Before the war, when she received the first and until now the only fund, Kwaje built four classrooms in Lobonok and in Rokon, an Administrative block in Ganji, a health unit in Bungu, and feeder roads in Dolo and Tigor. But that is more like it.
“So we are not able to go back and deliver to our people what we had promised – even if I am in the ruling party – I am unable to go to my area to do what I had promised because of insecurity,” Ms. Kwaje says. “I was not happy because I was not able to do what I had promised to my people, not because I don’t want – it is the war situation and the Constituency Development Fund would not continue.

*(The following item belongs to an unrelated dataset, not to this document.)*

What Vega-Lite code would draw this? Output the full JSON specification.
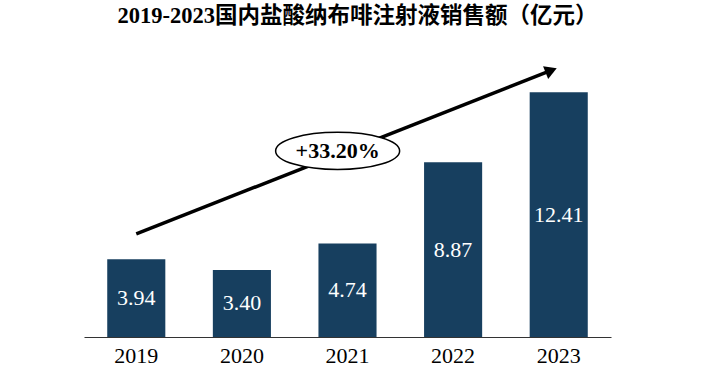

If the CDF is introduced again, then it is okay because many people have complained that the MPs have eaten their money.”
LAST WORD TO WOMEN
Education and mentorship greatly increase chances to stake an equal claim at work, while managing homes prepares one for the workplace.
“If you cannot lead the family, then you cannot hold and lead your community. So the family is the basic unit to make sure that you balance. Sometimes men feel that when we come to the parliament, we cannot be women. No! We are still mothers. We are still wives, and so on. Even the ministers – they know that they are leaders in their own rights and also they have the mother role that they carry because that is a God-given role. Those who are already out of school and want to be in parliament or want to be in politics, join a political party and make sure that you understand the manifesto of that party, be active in that political party so that you move and climb up. That is very important. My door is open. I will be able to listen and that is a very effective way we help one another. If we empower our young generation, I think we will have a better bright future for the nation.”